【私のおふるで悪いんだけど】 とお母様(ヒロイン）に取り巻きを押し付けられ、嫁いだ辺境でも嫁扱いされませんが、おかげで自由に生きれます！ (Watashi no Ofuru de Waruin dakedo to Okaa-sama (Hiroin) ni Torimaki o Oshitsukerare, Totsuida Henkyō demo Yome Atsukai Saremasen ga, Okage de Jiyū ni Ikiremasu!)
- Genre: Romance
- Written by: Puri
- Published by: Shōsetsuka ni Narō
- Original run: February 8, 2024 – May 16, 2024
- Directed by: Junichi Sato (chief)
- Studio: Nagomi

= Watashi no Ofuru de Waruin dakedo =

Japanese web novel series

Watashi no Ofuru de Waruin dakedo to Okaa-sama (Heroine) ni Torimaki o Oshitsukerare, Totsuida Henkyō demo Yome Atsukai Saremasen ga, Okage de Jiyū ni Ikiremasu! (【私のおふるで悪いんだけど】 とお母様(ヒロイン）に取り巻きを押し付けられ、嫁いだ辺境でも嫁扱いされませんが、おかげで自由に生きれます！, Watashi no Ofuru de Waruin dakedo to Okaa-sama (Hiroin) ni Torimaki o Oshitsukerare, Totsuida Henkyō demo Yome Atsukai Saremasen ga, Okage de Jiyū ni Ikiremasu!) is a Japanese web novel series written by Puri. It was serialized online from February to May 2024 on the user-generated novel publishing website Shōsetsuka ni Narō. A printed version of the novel series is currently in production.
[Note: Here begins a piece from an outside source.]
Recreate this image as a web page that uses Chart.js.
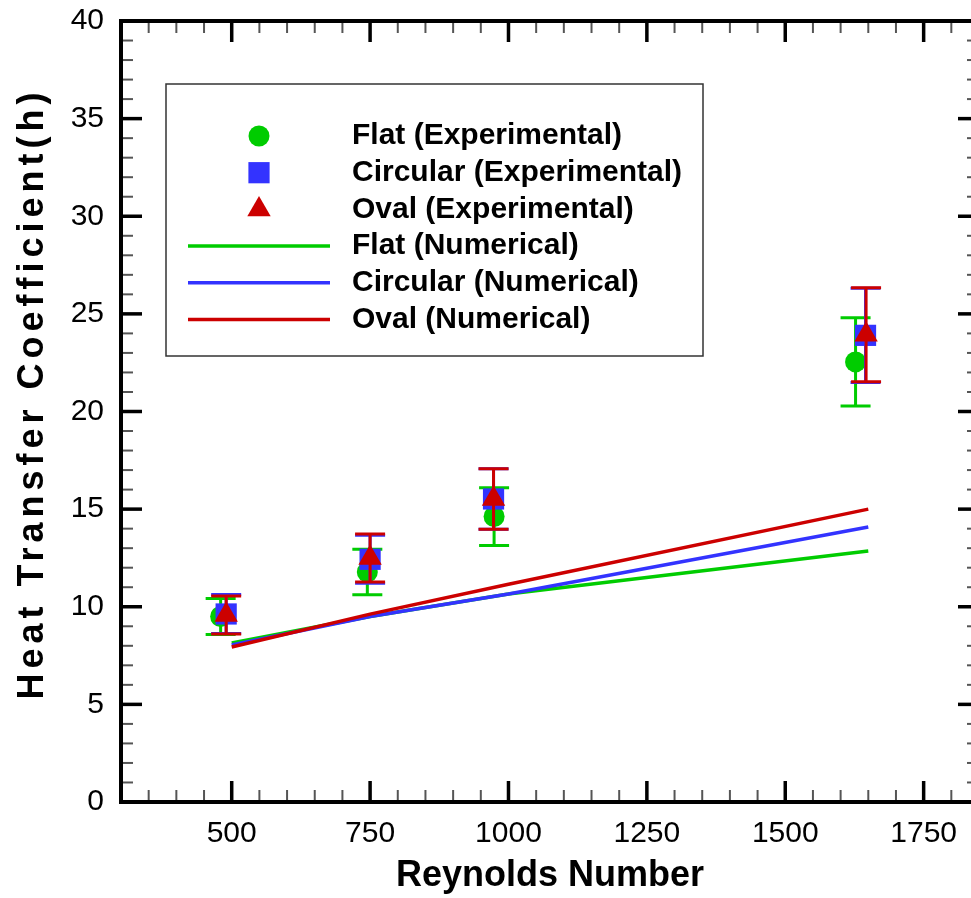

An anime adaptation produced by Nagomi has been announced.

==Media==
===Web novel===
Written by Puri, Watashi no Ofuru de Waruin dakedo to Okaa-sama (Heroine) ni Torimaki o Oshitsukerare, Totsuida Henkyō demo Yome Atsukai Saremasen ga, Okage de Jiyū ni Ikiremasu! was serialized as a web novel on the Shōsetsuka ni Narō website from February 8 to May 16, 2024. A print version of the novel is currently in production.

===Anime===
An anime adaptation was announced during the award ceremony for the Aniseka Novel Award on September 17, 2025. It will be produced by Nagomi, with Junichi Sato serving as chief director.

==Reception==
The series won the grand prize at the Aniseka Novel Award in 2025.